LAUSR

Abstract The Amundsen Sea is the most rapidly melting part of the West Antarctic Ice Sheet, due to increased heat transport by Circumpolar Deep Water (CDW). Tracing CDW and resulting glacial meltwater is important since glacial meltwater may change the water mass properties, leading to the change of the biogeochemical cycles. In this study, in order to investigate the potential for using the humic-like component of fluorescent dissolved organic matter (FDOM) as a tracer for CDW and glacial meltwater in the Amundsen Sea, a hydrographic survey was conducted during the austral summer of 2018 aboard the Korean icebreaker IBR/V Araon.
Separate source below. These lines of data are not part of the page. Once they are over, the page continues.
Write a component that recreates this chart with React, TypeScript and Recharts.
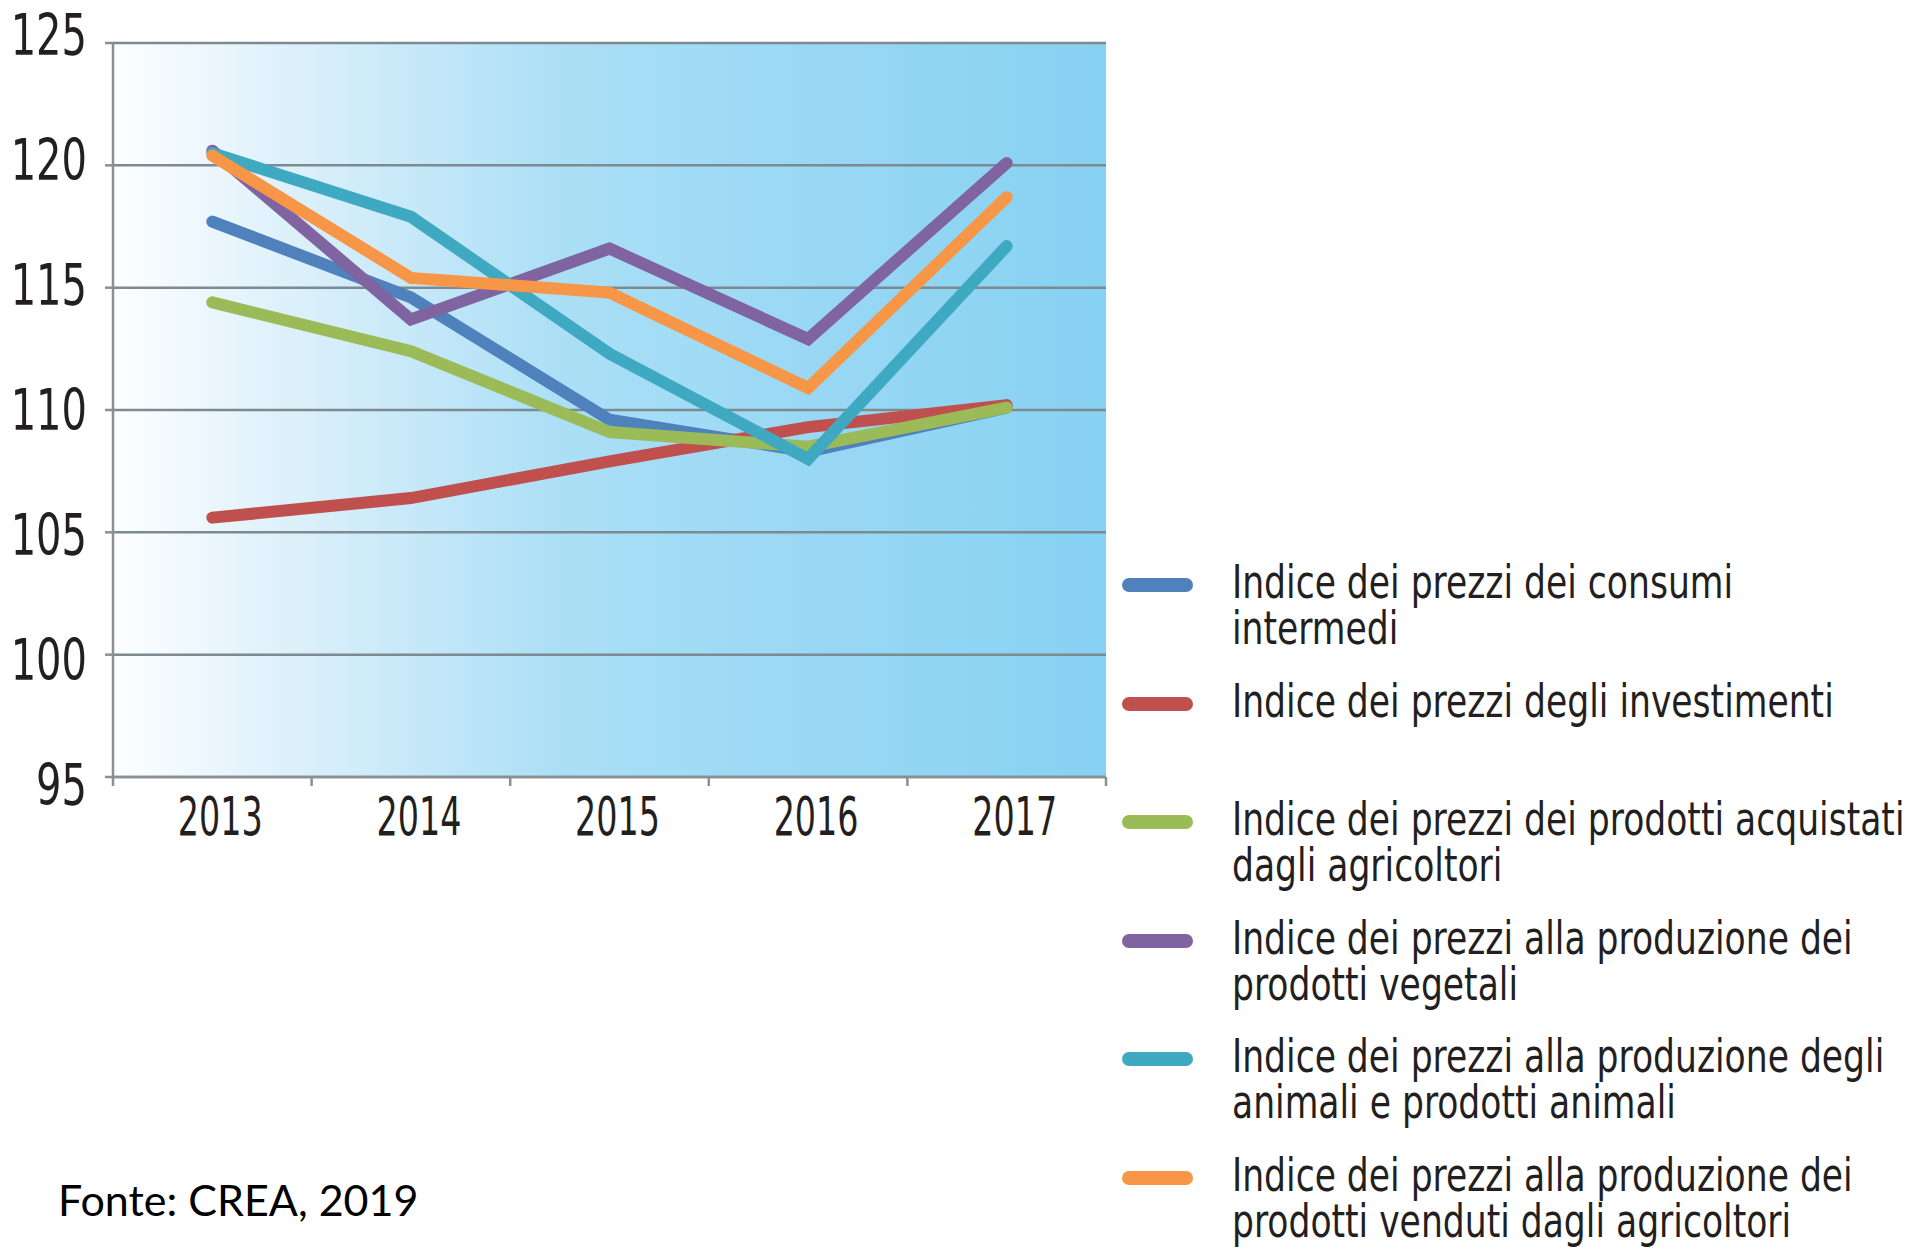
import { CartesianGrid, Line, LineChart, XAxis, YAxis } from "recharts";

// Anni e indici dei prezzi
const YEARS = ["2013", "2014", "2015", "2016", "2017"];
const CONSUMI_INTERMEDI = [117.7, 114.6, 109.6, 108.3, 110.1];
const INVESTIMENTI = [105.6, 106.4, 107.9, 109.3, 110.2];
const ACQUISTATI = [114.4, 112.4, 109.1, 108.5, 110.1];
const VEGETALI = [120.6, 113.7, 116.6, 112.9, 120.1];
const ANIMALI = [120.5, 117.9, 112.3, 108.0, 116.7];
const VENDUTI = [120.4, 115.4, 114.8, 110.9, 118.7];

const Y_TICKS = [95, 100, 105, 110, 115, 120, 125];

const SERIES = [
  { key: "consumi", label: "Indice dei prezzi dei consumi\nintermedi", color: "#4f81bd", values: CONSUMI_INTERMEDI },
  { key: "investimenti", label: "Indice dei prezzi degli investimenti", color: "#c0504d", values: INVESTIMENTI },
  { key: "acquistati", label: "Indice dei prezzi dei prodotti acquistati\ndagli agricoltori", color: "#9bbb59", values: ACQUISTATI },
  { key: "vegetali", label: "Indice dei prezzi alla produzione dei\nprodotti vegetali", color: "#8064a2", values: VEGETALI },
  { key: "animali", label: "Indice dei prezzi alla produzione degli\nanimali e prodotti animali", color: "#3fa9c2", values: ANIMALI },
  { key: "venduti", label: "Indice dei prezzi alla produzione dei\nprodotti venduti dagli agricoltori", color: "#f79646", values: VENDUTI },
];

const data = YEARS.map((year, i) => {
  const row: Record<string, string | number> = { year };
  SERIES.forEach((s) => (row[s.key] = s.values[i]));
  return row;
});

const W = 1909;
const H = 1249;
const PLOT = { left: 113, top: 43, right: 1106, bottom: 777 };
const Y_AXIS_W = 100;
const X_AXIS_H = 80;
const HALF_BAND = (PLOT.right - PLOT.left) / YEARS.length / 2;

const AXIS_COLOR = "#8a8f93";
const GRID_COLOR = "#7d8a92";
const TEXT_COLOR = "#231f20";
const AXIS_FONT = "'Liberation Sans Narrow', 'DejaVu Sans Condensed', 'Roboto', sans-serif";

function YTick({ x, y, payload }: any) {
  const v = Number(payload.value);
  const dy = (110 - v) * 0.55 + 20;
  return (
    <text
      transform={`translate(${x + 3} ${y + dy}) scale(0.78 1)`}
      textAnchor="end"
      fontSize={57}
      fill={TEXT_COLOR}
      fontFamily={AXIS_FONT}
    >
      {payload.value}
    </text>
  );
}

function XTick({ x, y, payload, index }: any) {
  return (
    <g>
      <line x1={x - HALF_BAND} x2={x - HALF_BAND} y1={y} y2={y + 9} stroke={AXIS_COLOR} strokeWidth={2.5} />
      {index === YEARS.length - 1 && (
        <line x1={x + HALF_BAND} x2={x + HALF_BAND} y1={y} y2={y + 9} stroke={AXIS_COLOR} strokeWidth={2.5} />
      )}
      <text
        transform={`translate(${x + 8} ${y + 58}) scale(0.7 1)`}
        textAnchor="middle"
        fontSize={53}
        fill={TEXT_COLOR}
        fontFamily={AXIS_FONT}
      >
        {payload.value}
      </text>
    </g>
  );
}

export default function App() {
  return (
    <div style={{ position: "absolute", left: 0, top: 0, width: W, height: H, background: "#fff" }}>
      <LineChart
        width={W}
        height={H}
        data={data}
        margin={{
          top: PLOT.top,
          right: W - PLOT.right,
          bottom: H - PLOT.bottom - X_AXIS_H,
          left: PLOT.left - Y_AXIS_W,
        }}
      >
        <defs>
          <linearGradient id="plotBg" x1="0" y1="0" x2="1" y2="0">
            <stop offset="0%" stopColor="#fdfeff" />
            <stop offset="20%" stopColor="#d9effa" />
            <stop offset="45%" stopColor="#abdff6" />
            <stop offset="70%" stopColor="#99d8f4" />
            <stop offset="100%" stopColor="#87d1f2" />
          </linearGradient>
        </defs>
        <CartesianGrid vertical={false} stroke={GRID_COLOR} strokeWidth={2.5} fill="url(#plotBg)" fillOpacity={1} />
        <XAxis
          dataKey="year"
          type="category"
          height={X_AXIS_H}
          padding={{ left: HALF_BAND, right: HALF_BAND }}
          axisLine={{ stroke: AXIS_COLOR, strokeWidth: 2.5 }}
          tickLine={false}
          tickSize={0}
          tickMargin={0}
          interval={0}
          tick={<XTick />}
        />
        <YAxis
          width={Y_AXIS_W}
          domain={[95, 125]}
          ticks={Y_TICKS}
          interval={0}
          axisLine={{ stroke: AXIS_COLOR, strokeWidth: 2.5 }}
          tickLine={{ stroke: AXIS_COLOR, strokeWidth: 2.5 }}
          tickSize={8}
          tickMargin={21}
          tick={<YTick />}
        />
        {SERIES.map((s) => (
          <Line
            key={s.key}
            dataKey={s.key}
            name={s.label}
            type="linear"
            stroke={s.color}
            strokeWidth={12}
            strokeLinecap="round"
            strokeLinejoin="miter"
            dot={false}
            activeDot={false}
            isAnimationActive={false}
          />
        ))}
      </LineChart>

      {SERIES.map((s, i) => {
        const center = 585 + i * 118.5;
        return (
          <div key={s.key} style={{ position: "absolute", left: 1122, top: center - 26, width: 787 }}>
            <div
              style={{
                position: "absolute",
                left: 0,
                top: 19,
                width: 71,
                height: 14,
                borderRadius: 7,
                background: s.color,
              }}
            />
            <div
              style={{
                position: "absolute",
                left: 110,
                top: 0,
                fontFamily: AXIS_FONT,
                fontSize: 46,
                lineHeight: "46px",
                color: TEXT_COLOR,
                whiteSpace: "pre",
                transform: "scaleX(0.835)",
                transformOrigin: "left top",
              }}
            >
              {s.label}
            </div>
          </div>
        );
      })}

      <div
        style={{
          position: "absolute",
          left: 58,
          top: 1178,
          fontFamily: "Lato, 'Open Sans', sans-serif",
          fontSize: 43,
          lineHeight: "43px",
          color: "#000",
          whiteSpace: "nowrap",
        }}
      >
        Fonte: CREA, 2019
      </div>
    </div>
  );
}
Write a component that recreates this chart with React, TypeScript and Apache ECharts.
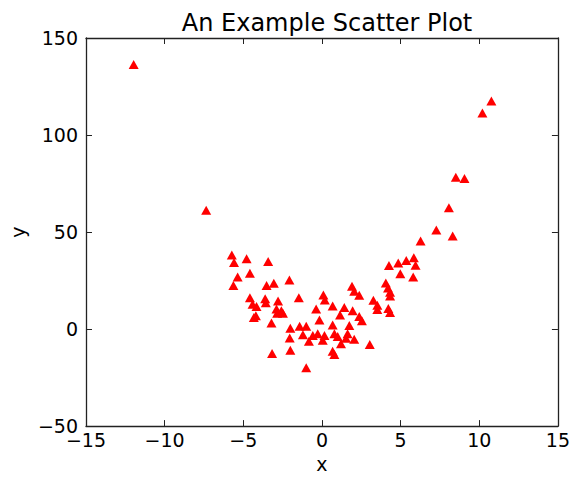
import React, { useEffect, useRef } from "react";
import * as echarts from "echarts";

const xTicks = [-15, -10, -5, 0, 5, 10, 15];
const yTicks = [-50, 0, 50, 100, 150];

const xValues = [
  -11.97, -7.36, 10.2, 10.77,
  8.51, 9.06, 8.07, 7.27, 8.31, 6.27, 4.26, 4.85, 5.36, 5.84, 5.95, 4.98, 5.8, 4.06, 4.2, 4.33, 4.33, 3.27, 3.52, 3.52, 4.22, 4.33, 2.37,
  -5.73, -5.59, -4.79, -3.42, -4.58, -5.36, -5.63, -3.52, -3.06, -2.07, -1.47, -4.58, -3.61, -2.79, -4.41, -4.16, -3.57, -2.89, -2.58,
  -2.85, -2.48, -4.2, -4.33, -3.21, -3.17, -2.01, -2.05, -2.01, -1.42, -1.0, -1.21, -0.83, -0.58, -0.27, 0.05, 0.16, -1.0, -0.37,
  0.09, 0.18, -0.16, 0.68, 1.42, 1.95, 1.15, 2.37, 2.54, 0.68, 1.74, 0.79, 1.0, 1.63, 1.53, 1.21, 2.05, 3.04, 0.68, 0.79, 1.91, 2.05,
];
const yValues = [
  136.3, 61.2, 111.4, 117.5,
  78.3, 77.6, 62.5, 51.0, 48.0, 45.4, 32.7, 34.1, 35.4, 36.8, 32.9, 28.5, 26.8, 23.8, 21.2, 19.0, 17.0, 14.8, 12.3, 10.1, 10.6, 8.5, 17.4,
  38.2, 34.3, 36.3, 34.8, 28.8, 26.8, 22.4, 22.4, 23.6, 25.3, 16.1, 16.1, 15.6, 14.5, 12.8, 11.6, 13.6, 10.3, 9.4,
  8.2, 8.2, 6.9, 6.0, 3.1, -12.6, -10.9, -4.6, 0.4, 1.4, 1.4, -2.9, -6.3, -3.3, -2.4, -5.8, -3.3, -19.9, 10.3,
  17.5, 15.0, 4.7, 11.9, 11.1, 9.4, 7.2, 6.5, 4.3, 2.1, 1.8, -2.4, -3.8, -2.4, -4.7, -7.5, -5.3, -8.0, -11.4, -13.1, 22.1, 19.5,
];

const FONT = "DejaVu Sans";
const fmt = (v: number) => String(v).replace("-", "\u2212");

export default function App() {
  const ref = useRef<HTMLDivElement>(null);
  useEffect(() => {
    if (!ref.current) return;
    const chart = echarts.init(ref.current, null, { renderer: "svg" });
    const data = xValues.map((x, i) => [x, yValues[i]]);
    const lineStyle = { color: "#222", width: 1.3 };
    const tickStyle = { show: true, inside: true, length: 6, lineStyle: { color: "#222", width: 1 } };
    chart.setOption({
      animation: false,
      backgroundColor: "#fff",
      title: {
        text: "An Example Scatter Plot",
        left: 322,
        textAlign: "center",
        top: 6,
        textStyle: { fontFamily: FONT, fontSize: 24, fontWeight: "normal", color: "#000" },
      },
      grid: { left: 85, right: 13, top: 38, bottom: 46, containLabel: false },
      xAxis: [
        {
          type: "value",
          min: xTicks[0],
          max: xTicks[xTicks.length - 1],
          interval: 5,
          name: "x",
          nameLocation: "middle",
          nameGap: 26,
          nameTextStyle: { fontFamily: FONT, fontSize: 19, color: "#000" },
          axisLine: { show: true, onZero: false, lineStyle },
          axisTick: tickStyle,
          axisLabel: { fontFamily: FONT, fontSize: 19, lineHeight: 13, color: "#000", margin: 7, formatter: fmt },
          splitLine: { show: false },
        },
        {
          type: "value",
          position: "top",
          min: xTicks[0],
          max: xTicks[xTicks.length - 1],
          interval: 5,
          axisLine: { show: true, onZero: false, lineStyle },
          axisTick: tickStyle,
          axisLabel: { show: false },
          splitLine: { show: false },
        },
      ],
      yAxis: [
        {
          type: "value",
          min: yTicks[0],
          max: yTicks[yTicks.length - 1],
          interval: 50,
          name: "y",
          nameLocation: "middle",
          nameGap: 58,
          nameRotate: 90,
          nameTextStyle: { fontFamily: FONT, fontSize: 19, color: "#000" },
          axisLine: { show: true, onZero: false, lineStyle },
          axisTick: tickStyle,
          axisLabel: { fontFamily: FONT, fontSize: 19, lineHeight: 13, color: "#000", margin: 8, formatter: fmt },
          splitLine: { show: false },
        },
        {
          type: "value",
          position: "right",
          min: yTicks[0],
          max: yTicks[yTicks.length - 1],
          interval: 50,
          axisLine: { show: true, onZero: false, lineStyle },
          axisTick: tickStyle,
          axisLabel: { show: false },
          splitLine: { show: false },
        },
      ],
      series: [
        {
          type: "scatter",
          data,
          symbol: "triangle",
          symbolSize: [10, 9],
          itemStyle: { color: "#ff0000", opacity: 1 },
        },
      ],
    });
    return () => chart.dispose();
  }, []);
  return <div ref={ref} style={{ width: 573, height: 478, position: "absolute", left: 0, top: 0 }} />;
}
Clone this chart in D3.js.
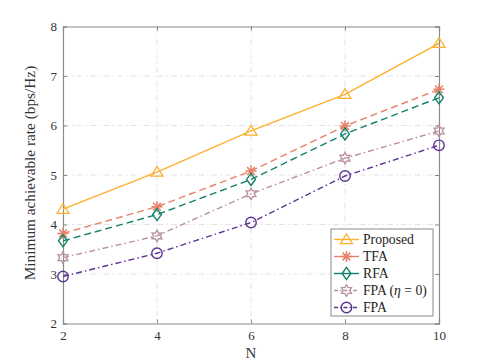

The meteoric water and CDW fractions calculated using the humic-like component (fmw_humic and fcdw_humic) were compared to those using oxygen isotope (δ18O) (fmw) and optimum multiparameter analysis (OMP) (fcdw_OMP), respectively. The fluorescence intensity of the humic-like component varied from 0.007 to 0.021, with higher values in the deeper layer and lower intensities in the surface waters. The range of fcdw_humic (0.5–1.0) was narrower than that of fcdw_OMP (0.1–1.0), indicating that the fcdw_humic values were overestimated due to the remained humic-like C1. To minimize the effect of the remained humic-like C1 on the calculation of CDW fraction, we used newly derived empirical equations (i.e., fcdw_OMP = 105.17 × C1–1.14 for transect 1 and fcdw_OMP = 126.04 × C1–1.41 for transect 2). The CDW fraction calculated using the empirical equations (fcdw_humic_empirical) was in good agreement with the fcdw_OMP. We also found a significant positive relationship between fmw and fmw_humic, indicating that a reasonable method can be applied with a high percentage of explained variance and that fmw can be largely explained by fmw_humic. Our results show that the humic-like component can be a useful tracer for identifying CDW and glacial meltwater in the Amundsen Sea.